The cyclical nature of the market is backed by history: After the devastating downturn of the Great Depression, for example, the U.S. then saw extended bull markets — in which stock prices were on the rise — in the 1940s and 1950s. From the summer of 1949 to the summer of 1956, the S&P 500 saw a 267 percent return, according to data from LPL Financial.
A similar cycle occurred after the financial crisis in 2008. The U.S. markets eventually recovered from the recession and entered the longest running bull market in modern financial history, beating the bull market after World War II. In the 10 years following the collapse of Lehman Brothers, the S&P 500 increased by 130 percent.

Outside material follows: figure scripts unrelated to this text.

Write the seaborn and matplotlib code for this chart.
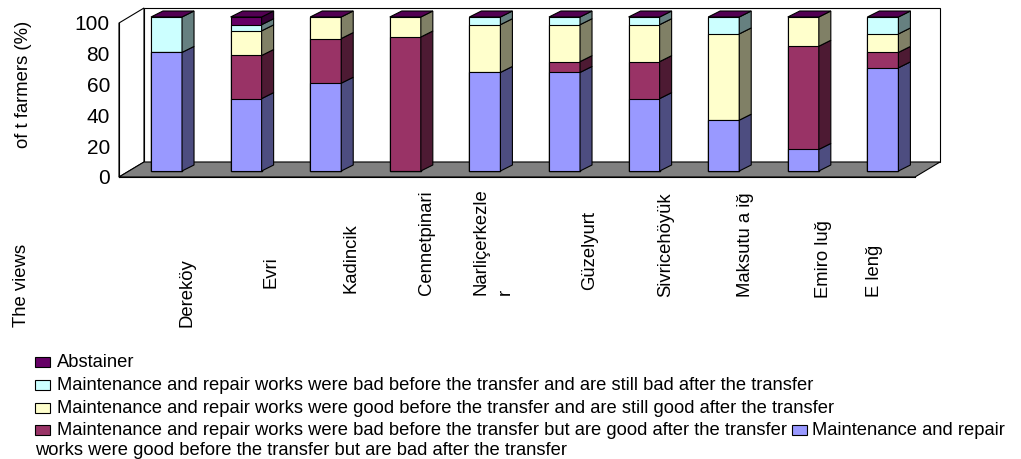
import numpy as np
import matplotlib
matplotlib.use("Agg")
import matplotlib.pyplot as plt
import matplotlib.transforms as mtransforms
from matplotlib.patches import Polygon, Rectangle
import seaborn as sns

# ---- data -----------------------------------------------------------------
villages = ["Dereköy", "Evri", "Kadincik", "Cennetpinari", "Narliçerkezle\nr",
            "Güzelyurt", "Sivricehöyük", "Maksutu a iğ", "Emiro luğ", "E lenğ"]

# shares of farmers (%), stacked from the bottom up
good_then_bad = [77, 47, 57, 0, 64, 64, 47, 33, 14, 67]
bad_then_good = [0, 28, 29, 87, 0, 7, 24, 0, 67, 10]
good_still_good = [0, 16, 14, 13, 31, 24, 24, 56, 19, 12]
bad_still_bad = [23, 4, 0, 0, 5, 5, 5, 11, 0, 11]
abstainer = [0, 5, 0, 0, 0, 0, 0, 0, 0, 0]

series_labels = [
    "Maintenance and repair works were good before the transfer but are bad after the transfer",
    "Maintenance and repair works were bad before the transfer but are good after the transfer",
    "Maintenance and repair works were good before the transfer and are still good after the transfer",
    "Maintenance and repair works were bad before the transfer and are still bad after the transfer",
    "Abstainer",
]
y_ticks = [0, 20, 40, 60, 80, 100]

# ---- styling ----------------------------------------------------------------
front_colors = ["#9999FF", "#993366", "#FFFFCC", "#CCFFFF", "#660066"]
side_colors = ["#4D4D80", "#4D1A33", "#808066", "#668080", "#330033"]
top_color = "#520052"
floor_color = "#808080"

sns.set_style("white")
plt.rcParams["font.family"] = ["Liberation Sans", "DejaVu Sans"]
plt.rcParams["text.color"] = "black"
plt.rcParams["axes.edgecolor"] = "black"
plt.rcParams["xtick.color"] = "black"
plt.rcParams["ytick.color"] = "black"

W, H, DPI = 1021, 459, 100
fig = plt.figure(figsize=(W / DPI, H / DPI), dpi=DPI)


def fx(x):
    return x / W


def fy(y):
    return 1 - y / H


# front plane of the 3-D box (pixels, measured from top-left)
left, right, top, bottom = 119, 915, 23, 177
ax = fig.add_axes([fx(left), fy(bottom), (right - left) / W, (bottom - top) / H])
ax.patch.set_visible(False)

values = np.vstack([good_then_bad, bad_then_good, good_still_good,
                    bad_still_bad, abstainer]).astype(float)
cum = np.cumsum(values, axis=0)
n_series, n_cat = values.shape

# stacked columns: cumulative totals drawn from the tallest down
bars = {}
for k in reversed(range(n_series)):
    before = len(ax.patches)
    sns.barplot(x=villages, y=cum[k], color=front_colors[k], saturation=1,
                width=0.39, edgecolor="black", linewidth=0.8,
                errorbar=None, ax=ax)
    new = sorted(ax.patches[before:], key=lambda p: p.get_x())
    bars[k] = new

ax.set_xlim(-0.5, n_cat - 0.5)
ax.set_ylim(0, 100)

# columns sit half-way into the box depth
bar_shift = ax.transData + mtransforms.ScaledTranslation(7.7 / DPI, 6 / DPI,
                                                         fig.dpi_scale_trans)
for k in bars:
    for p in bars[k]:
        p.set_transform(bar_shift)
        p.set_clip_on(False)

to_fig = fig.transFigure.inverted()
depth = np.array([12.0, 6.0])        # column depth in pixels
box_depth = np.array([25.0, 15.0])   # box depth in pixels


def add_face(pts_disp, color, z):
    poly = Polygon(to_fig.transform(pts_disp), closed=True, facecolor=color,
                   edgecolor="black", linewidth=0.8, transform=fig.transFigure,
                   zorder=z)
    fig.add_artist(poly)


# walls and floor of the box
c = ax.transAxes.transform([(0, 0), (1, 0), (1, 1), (0, 1)])
fl, fr, tr, tl = c
add_face([fl, fl + box_depth, tl + box_depth, tl], "white", -3)
add_face([fl + box_depth, fr + box_depth, tr + box_depth, tl + box_depth], "white", -2)
add_face([fl, fr, fr + box_depth, fl + box_depth], floor_color, -1)

# right-hand sides of every stacked segment and the column tops
for k in range(n_series):
    for i in range(n_cat):
        lo = cum[k - 1][i] if k > 0 else 0.0
        hi = cum[k][i]
        p = bars[k][i]
        x1 = p.get_x() + p.get_width()
        if hi - lo > 0:
            a, b = bar_shift.transform([(x1, lo), (x1, hi)])
            add_face([a, b, b + depth, a + depth], side_colors[k], 3)
for i in range(n_cat):
    p = bars[n_series - 1][i]
    x0, x1 = p.get_x(), p.get_x() + p.get_width()
    hi = cum[-1][i]
    a, b = bar_shift.transform([(x0, hi), (x1, hi)])
    add_face([a, b, b + depth, a + depth], top_color, 3)

# axes, ticks
for s in ["top", "right"]:
    ax.spines[s].set_visible(False)
for s in ["left", "bottom"]:
    ax.spines[s].set_linewidth(0.8)
ax.set_yticks(y_ticks)
ax.set_yticklabels([str(t) for t in y_ticks])
ax.set_xticks(np.arange(-0.5, n_cat, 1.0))
ax.set_xticklabels([])
ax.tick_params(axis="both", direction="out", length=3.6, width=0.8)
ax.tick_params(axis="y", labelsize=15, pad=2.9)
ax.set_xlabel("")
ax.set_ylabel("")

# category labels (rotated)
label_x = [187, 271, 351, 426, 493, 590, 666, 746, 823, 874]
label_bottom = [327, 288, 293, 295, 295, 290, 297, 297, 298, 297]
for name, lx, lb in zip(villages, label_x, label_bottom):
    fig.text(fx(lx), fy(lb), name, rotation=90, ha="center", va="bottom",
             fontsize=13.3, multialignment="left", linespacing=1.6)

fig.text(fx(24), fy(84), "of t farmers (%)", rotation=90, ha="center",
         va="center", fontsize=13.3)
fig.text(fx(22), fy(285), "The views", rotation=90, ha="center",
         va="center", fontsize=13.3)

# legend, written out line by line
leg_fs = 13.2
sq_w, sq_h = 15, 10


def legend_square(x, baseline, color):
    fig.add_artist(Rectangle((fx(x), fy(baseline)), sq_w / W, sq_h / H,
                             facecolor=color, edgecolor="black", linewidth=0.8,
                             transform=fig.transFigure))


rows = [4, 3, 2, 1]
baselines = [367, 390, 413, 435]
last_text = None
for k, base in zip(rows, baselines):
    legend_square(35, base, front_colors[k])
    last_text = fig.text(fx(57), fy(base), series_labels[k], ha="left",
                         va="baseline", fontsize=leg_fs)

renderer = fig.canvas.get_renderer()
end_px = last_text.get_window_extent(renderer).x1
words = series_labels[0].split()
head, tail = " ".join(words[:3]), " ".join(words[3:])
legend_square(end_px + 5, baselines[-1], front_colors[0])
fig.text(fx(end_px + 5 + sq_w + 5), fy(baselines[-1]), head, ha="left",
         va="baseline", fontsize=leg_fs)
fig.text(fx(35), fy(455), tail, ha="left", va="baseline", fontsize=leg_fs)

fig.savefig("out.png", dpi=DPI)
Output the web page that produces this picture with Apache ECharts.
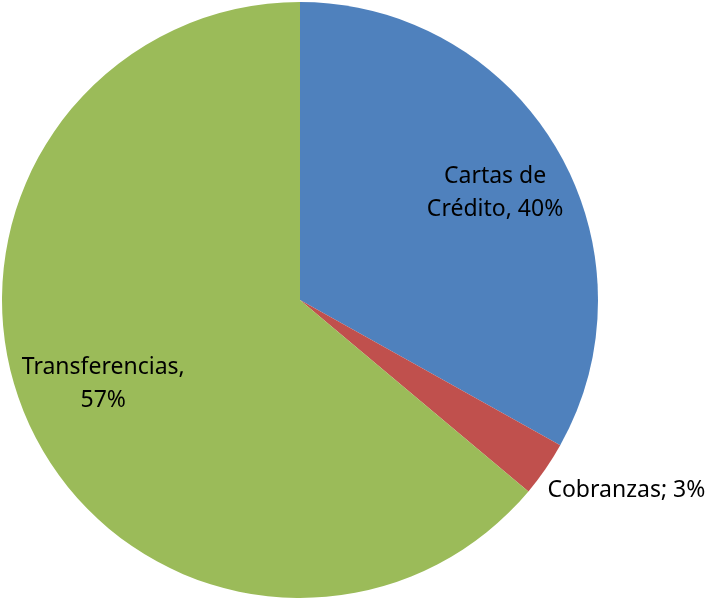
<!DOCTYPE html>
<html>
<head>
<meta charset="utf-8">
<script src="https://cdn.jsdelivr.net/npm/echarts@6/dist/echarts.min.js"></script>
<style>
  html, body { margin: 0; padding: 0; background: #fff; }
  #chart { width: 707px; height: 598px; }
</style>
</head>
<body>
<div id="chart"></div>
<script>
// slice sizes as drawn, and the labels printed on them
const names = ["Cartas de Crédito", "Cobranzas", "Transferencias"];
const values = [33.1, 3.0, 63.9];
const labelTexts = ["Cartas de\nCrédito, 40%", "Cobranzas; 3%", "Transferencias,\n57%"];
const colors = ["#4F81BD", "#C0504D", "#9BBB59"];

const chart = echarts.init(document.getElementById("chart"));

// label nudges so they sit where the original puts them
const nudges = [
  { dx: 64, dy: -30 },
  { dx: -3, dy: 21 },
  { dx: -59, dy: 20 },
];

const option = {
  animation: false,
  series: [
    {
      type: "pie",
      center: [300, 300],
      radius: [0, 298],
      startAngle: 90,
      clockwise: true,
      silent: true,
      itemStyle: { borderWidth: 0 },
      data: values.map((v, i) => ({
        name: names[i],
        value: v,
        itemStyle: { color: colors[i] },
        label: {
          show: true,
          position: i === 1 ? "outside" : "inside",
          formatter: labelTexts[i],
          color: "#000",
          fontSize: 23,
          lineHeight: 33,
          fontFamily: "Noto Sans",
          align: i === 1 ? "left" : "center",
          overflow: "none",
          edgeDistance: 0,
        },
        labelLine: { show: false, length: 0, length2: 0 },
      })),
      labelLayout: function (params) {
        return nudges[params.dataIndex];
      },
    },
  ],
};

chart.setOption(option);
</script>
</body>
</html>
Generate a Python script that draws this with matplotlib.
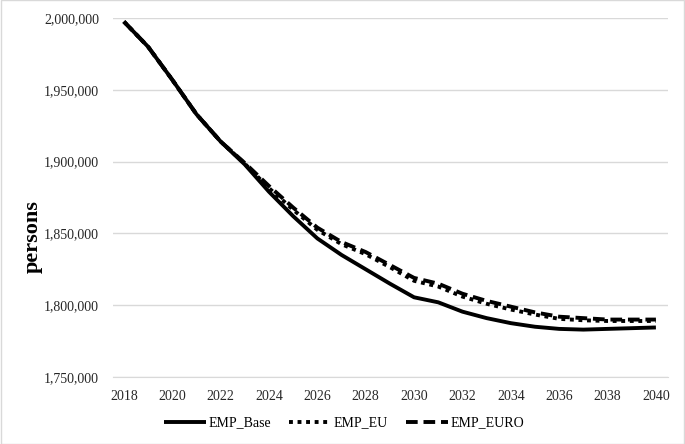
import matplotlib
matplotlib.use("Agg")
import matplotlib.pyplot as plt
from matplotlib.ticker import FuncFormatter

years = list(range(2018, 2041))
emp_base = [1997500, 1980000, 1957000, 1933000, 1914000, 1898000, 1879000, 1862000,
            1846500, 1835000, 1825000, 1815000, 1805500, 1802000, 1795500, 1791000,
            1787500, 1785000, 1783500, 1783000, 1783500, 1784000, 1784500]
emp_eu = [1997500, 1980000, 1957000, 1933000, 1914000, 1898500, 1881500, 1866500,
          1852500, 1842500, 1835500, 1826500, 1817000, 1813000, 1806000, 1801000,
          1797000, 1793500, 1790500, 1789500, 1789000, 1789000, 1789000]
emp_euro = [1997500, 1980000, 1957000, 1933000, 1914000, 1899000, 1883000, 1868000,
            1854000, 1844000, 1837000, 1828000, 1819000, 1815000, 1808000, 1803000,
            1799000, 1795000, 1792000, 1791000, 1790000, 1790000, 1790000]
xticks = list(range(2018, 2041, 2))
yticks = [1750000, 1800000, 1850000, 1900000, 1950000, 2000000]

plt.rcParams['font.family'] = ['Liberation Serif', 'DejaVu Serif']

fig = plt.figure(figsize=(6.85, 4.44), dpi=100)
ax = fig.add_axes([113/685, 1-377/444, (668-113)/685, (377-18)/444])

ax.plot(years, emp_base, color='black', lw=2.8, solid_capstyle='butt', label='EMP_Base')
ax.plot(years, emp_eu, color='black', lw=2.8, linestyle=(0, (1, 1.2)), label='EMP_EU')
ax.plot(years, emp_euro, color='black', lw=2.8, linestyle=(0, (3, 1.5)), label='EMP_EURO')

ax.set_ylim(1750000, 2000000)
ax.set_xlim(2017.55, 2040.5)
ax.set_yticks(yticks)
ax.set_xticks(xticks)
ax.yaxis.set_major_formatter(FuncFormatter(lambda v, p: f"{int(v):,}"))
ax.grid(axis='y', color='#d9d9d9', lw=1)
ax.set_axisbelow(True)
for s in ['top', 'right', 'left']:
    ax.spines[s].set_visible(False)
ax.spines['bottom'].set_color('#d9d9d9')
ax.tick_params(axis='both', length=0, labelsize=10, colors='#262626')
ax.tick_params(axis='y', pad=10)
ax.tick_params(axis='x', pad=9)

fig.text(33/685, 1-237/444, 'persons', rotation=90, fontsize=16, fontweight='bold',
         ha='center', va='center')

fig.legend(loc='center', bbox_to_anchor=(344/685, 1-423/444), ncol=3, frameon=False,
           fontsize=10, handlelength=3.0, columnspacing=1.3, handletextpad=0.2)

border = plt.Rectangle((0.001, 0.001), 0.998, 0.998, transform=fig.transFigure,
                       fill=False, edgecolor='#d9d9d9', lw=1)
fig.patches.append(border)

fig.savefig('out.png', dpi=100)
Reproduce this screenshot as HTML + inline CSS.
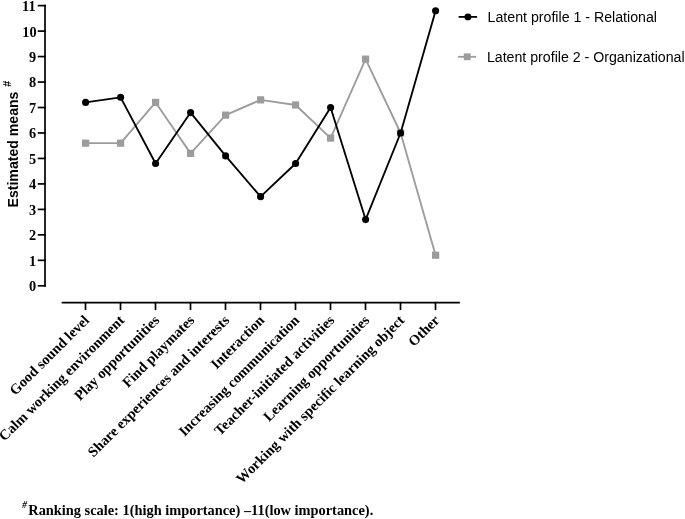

Without realizing how these cycles repeat, many investors find themselves buying stocks at their most expensive on market confidence and selling stocks at their lowest prices out of fear the market will fall farther. But that doesn't work, according to Dalio. Instead, investors should develop an awareness for the cycles, and avoid following a herd mentality.
"[Investors] have to know what a bubble looks like, and know how bubbles lead to busts," Dalio says. His advice is to "do the opposite of most people, which is to sell in bubbles and buy in busts."
In his new book, "A Template for Understanding Big Debt Crises," available for free as a PDF, Dalio analyzes 48 of the globes debt crisis over the last 100 years to create a template for how bubbles are created and when they burst.
Dalio is worth an estimated $18 billion according to Forbes, and founded the hedge fund Bridgewater Associates in his two-bedroom apartment in New York in 1975. From its founding through 2017, Bridgewater returned the biggest cumulative net profit for a hedge fund ever, according to data from LCH Investments.
For Dalio, the first step to becoming a great investor is simple: "You have to understand the cycle and you have to go counter-cyclical."